Task requirements
Exclude the pictures, then copy word for word the lines running from the beginning of the records through the line with "260, 265, 270];".
— start Supplied data —
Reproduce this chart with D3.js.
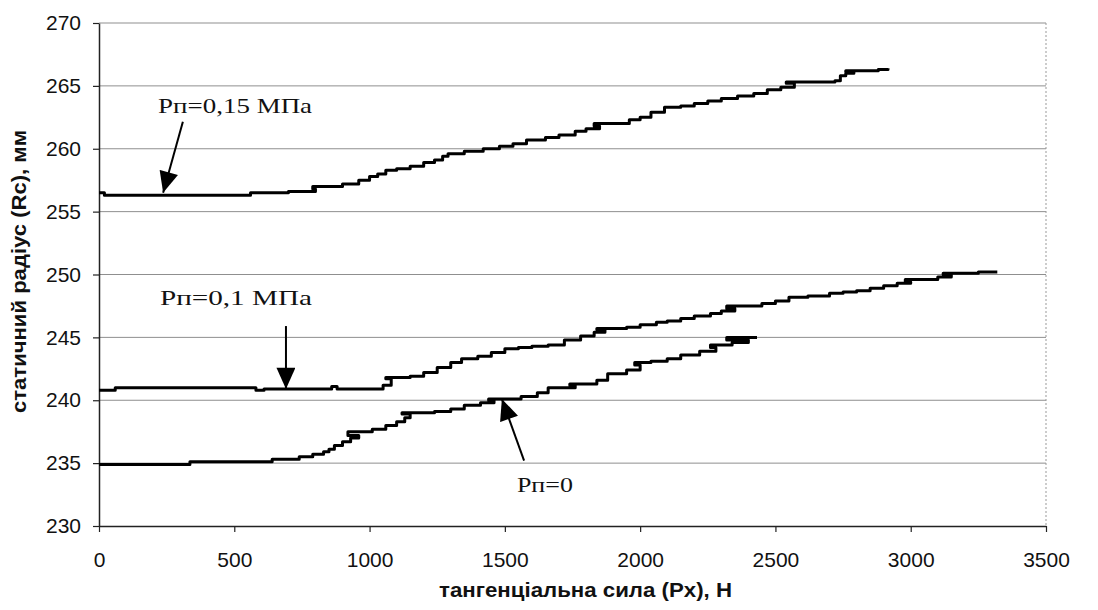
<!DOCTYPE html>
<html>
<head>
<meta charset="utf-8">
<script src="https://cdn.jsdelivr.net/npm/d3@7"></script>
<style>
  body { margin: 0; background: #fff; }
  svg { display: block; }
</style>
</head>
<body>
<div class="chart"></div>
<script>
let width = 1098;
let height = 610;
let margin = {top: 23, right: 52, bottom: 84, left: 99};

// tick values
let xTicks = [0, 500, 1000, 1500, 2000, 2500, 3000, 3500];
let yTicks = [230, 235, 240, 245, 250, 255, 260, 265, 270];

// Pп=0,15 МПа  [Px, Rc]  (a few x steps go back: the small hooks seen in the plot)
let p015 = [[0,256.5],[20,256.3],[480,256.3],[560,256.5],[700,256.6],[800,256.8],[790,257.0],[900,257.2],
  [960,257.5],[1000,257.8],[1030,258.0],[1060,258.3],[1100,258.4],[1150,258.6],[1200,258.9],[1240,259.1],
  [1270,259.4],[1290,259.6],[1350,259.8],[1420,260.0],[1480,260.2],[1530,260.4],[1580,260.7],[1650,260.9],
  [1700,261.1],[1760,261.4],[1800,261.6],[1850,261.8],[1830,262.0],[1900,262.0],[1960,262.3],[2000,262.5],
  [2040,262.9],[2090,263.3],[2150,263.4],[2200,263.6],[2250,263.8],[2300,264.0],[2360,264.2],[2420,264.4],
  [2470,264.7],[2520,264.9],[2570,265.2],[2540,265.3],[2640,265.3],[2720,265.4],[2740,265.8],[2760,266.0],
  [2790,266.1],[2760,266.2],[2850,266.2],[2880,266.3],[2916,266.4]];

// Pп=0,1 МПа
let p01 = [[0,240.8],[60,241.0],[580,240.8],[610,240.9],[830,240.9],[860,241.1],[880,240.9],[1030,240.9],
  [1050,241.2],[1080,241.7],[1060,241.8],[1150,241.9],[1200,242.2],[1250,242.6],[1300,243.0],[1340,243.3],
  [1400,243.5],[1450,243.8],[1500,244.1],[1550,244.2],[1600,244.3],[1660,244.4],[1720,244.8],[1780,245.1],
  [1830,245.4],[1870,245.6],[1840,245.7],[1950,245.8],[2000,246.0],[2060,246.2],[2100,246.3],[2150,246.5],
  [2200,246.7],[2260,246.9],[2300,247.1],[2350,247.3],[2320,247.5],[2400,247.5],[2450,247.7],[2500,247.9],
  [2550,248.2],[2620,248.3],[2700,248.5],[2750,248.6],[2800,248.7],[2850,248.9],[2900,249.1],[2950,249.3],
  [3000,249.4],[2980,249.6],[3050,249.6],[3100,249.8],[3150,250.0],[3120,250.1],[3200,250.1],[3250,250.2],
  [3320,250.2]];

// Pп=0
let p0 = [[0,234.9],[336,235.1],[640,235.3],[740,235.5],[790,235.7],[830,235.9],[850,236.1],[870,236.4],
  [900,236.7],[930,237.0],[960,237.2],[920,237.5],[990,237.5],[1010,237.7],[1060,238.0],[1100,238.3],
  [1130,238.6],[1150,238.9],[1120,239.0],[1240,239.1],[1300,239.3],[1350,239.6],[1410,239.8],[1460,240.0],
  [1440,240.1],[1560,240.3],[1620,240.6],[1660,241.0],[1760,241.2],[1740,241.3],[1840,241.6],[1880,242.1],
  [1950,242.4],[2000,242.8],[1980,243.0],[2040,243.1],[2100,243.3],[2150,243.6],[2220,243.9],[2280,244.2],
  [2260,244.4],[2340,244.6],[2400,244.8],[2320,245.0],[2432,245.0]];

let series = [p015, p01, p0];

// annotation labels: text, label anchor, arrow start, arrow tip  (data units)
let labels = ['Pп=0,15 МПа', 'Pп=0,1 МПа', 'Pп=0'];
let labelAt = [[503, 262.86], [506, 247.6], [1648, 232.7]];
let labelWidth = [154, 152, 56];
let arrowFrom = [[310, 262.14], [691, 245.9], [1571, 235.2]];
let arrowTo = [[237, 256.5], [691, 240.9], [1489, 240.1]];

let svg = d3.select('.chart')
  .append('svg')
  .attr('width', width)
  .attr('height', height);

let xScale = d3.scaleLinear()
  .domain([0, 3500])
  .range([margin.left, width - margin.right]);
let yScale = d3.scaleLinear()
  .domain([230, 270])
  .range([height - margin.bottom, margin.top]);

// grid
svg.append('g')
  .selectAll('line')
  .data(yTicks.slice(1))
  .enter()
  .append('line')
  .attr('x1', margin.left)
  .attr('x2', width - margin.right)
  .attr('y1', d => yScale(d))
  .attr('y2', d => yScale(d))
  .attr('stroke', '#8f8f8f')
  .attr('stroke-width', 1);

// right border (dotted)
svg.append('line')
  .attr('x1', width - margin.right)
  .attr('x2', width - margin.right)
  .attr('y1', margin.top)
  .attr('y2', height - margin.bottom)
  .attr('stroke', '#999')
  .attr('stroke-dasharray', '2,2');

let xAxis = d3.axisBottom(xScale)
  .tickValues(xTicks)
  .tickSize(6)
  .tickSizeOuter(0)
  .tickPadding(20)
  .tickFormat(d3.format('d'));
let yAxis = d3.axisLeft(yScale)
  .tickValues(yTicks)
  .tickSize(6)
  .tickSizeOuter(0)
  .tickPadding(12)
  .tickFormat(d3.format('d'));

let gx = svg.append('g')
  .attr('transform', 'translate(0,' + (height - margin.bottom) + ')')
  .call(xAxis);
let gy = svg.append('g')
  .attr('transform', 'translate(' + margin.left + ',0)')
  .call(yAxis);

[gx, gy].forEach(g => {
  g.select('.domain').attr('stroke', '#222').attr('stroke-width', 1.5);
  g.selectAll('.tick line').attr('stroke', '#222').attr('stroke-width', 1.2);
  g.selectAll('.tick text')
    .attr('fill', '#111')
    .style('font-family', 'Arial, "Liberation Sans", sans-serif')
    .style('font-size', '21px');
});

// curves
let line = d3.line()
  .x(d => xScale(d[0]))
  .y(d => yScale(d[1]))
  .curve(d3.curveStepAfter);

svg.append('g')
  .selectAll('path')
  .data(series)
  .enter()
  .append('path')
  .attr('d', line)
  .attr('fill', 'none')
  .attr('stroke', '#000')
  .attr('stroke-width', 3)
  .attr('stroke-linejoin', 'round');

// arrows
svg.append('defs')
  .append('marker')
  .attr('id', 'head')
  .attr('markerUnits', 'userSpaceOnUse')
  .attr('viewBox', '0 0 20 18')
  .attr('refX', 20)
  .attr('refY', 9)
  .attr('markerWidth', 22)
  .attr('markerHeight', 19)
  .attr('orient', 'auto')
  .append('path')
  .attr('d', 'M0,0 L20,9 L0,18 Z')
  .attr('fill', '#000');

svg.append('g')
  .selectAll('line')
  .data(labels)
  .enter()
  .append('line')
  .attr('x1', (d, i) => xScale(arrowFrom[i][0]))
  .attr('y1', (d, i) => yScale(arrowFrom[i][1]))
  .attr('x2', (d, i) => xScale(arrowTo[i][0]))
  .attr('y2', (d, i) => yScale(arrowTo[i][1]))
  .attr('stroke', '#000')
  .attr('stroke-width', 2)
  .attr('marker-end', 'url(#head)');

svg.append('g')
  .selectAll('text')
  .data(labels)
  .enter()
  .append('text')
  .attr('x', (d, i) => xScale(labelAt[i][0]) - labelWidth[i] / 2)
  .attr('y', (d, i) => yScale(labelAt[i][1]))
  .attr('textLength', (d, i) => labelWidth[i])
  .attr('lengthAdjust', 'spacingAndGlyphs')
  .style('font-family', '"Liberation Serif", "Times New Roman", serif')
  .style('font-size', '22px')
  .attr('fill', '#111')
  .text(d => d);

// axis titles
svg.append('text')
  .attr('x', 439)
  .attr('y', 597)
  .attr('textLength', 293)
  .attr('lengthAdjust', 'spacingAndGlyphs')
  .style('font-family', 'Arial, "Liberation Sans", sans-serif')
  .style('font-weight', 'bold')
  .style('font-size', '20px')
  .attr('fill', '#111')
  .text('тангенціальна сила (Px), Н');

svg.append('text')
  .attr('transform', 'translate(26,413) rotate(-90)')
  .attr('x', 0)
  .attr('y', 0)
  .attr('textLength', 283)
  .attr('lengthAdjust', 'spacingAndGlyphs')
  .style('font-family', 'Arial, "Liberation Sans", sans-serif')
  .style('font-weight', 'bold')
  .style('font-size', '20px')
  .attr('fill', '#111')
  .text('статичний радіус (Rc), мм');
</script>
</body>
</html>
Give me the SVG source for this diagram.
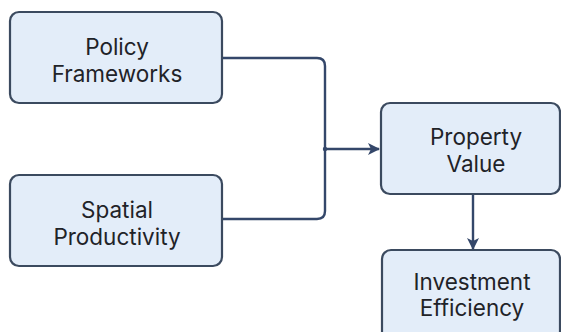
— end Supplied data —
Answer to the task
Reproduce this chart with D3.js.
<!DOCTYPE html>
<html>
<head>
<meta charset="utf-8">
<script src="https://cdn.jsdelivr.net/npm/d3@7"></script>
<style>
  body { margin: 0; background: #fff; }
  svg { display: block; }
</style>
</head>
<body>
<div class="chart"></div>
<script>
let width = 1098;
let height = 610;
let margin = {top: 23, right: 52, bottom: 84, left: 99};

// tick values
let xTicks = [0, 500, 1000, 1500, 2000, 2500, 3000, 3500];
let yTicks = [230, 235, 240, 245, 250, 255, 260, 265, 270];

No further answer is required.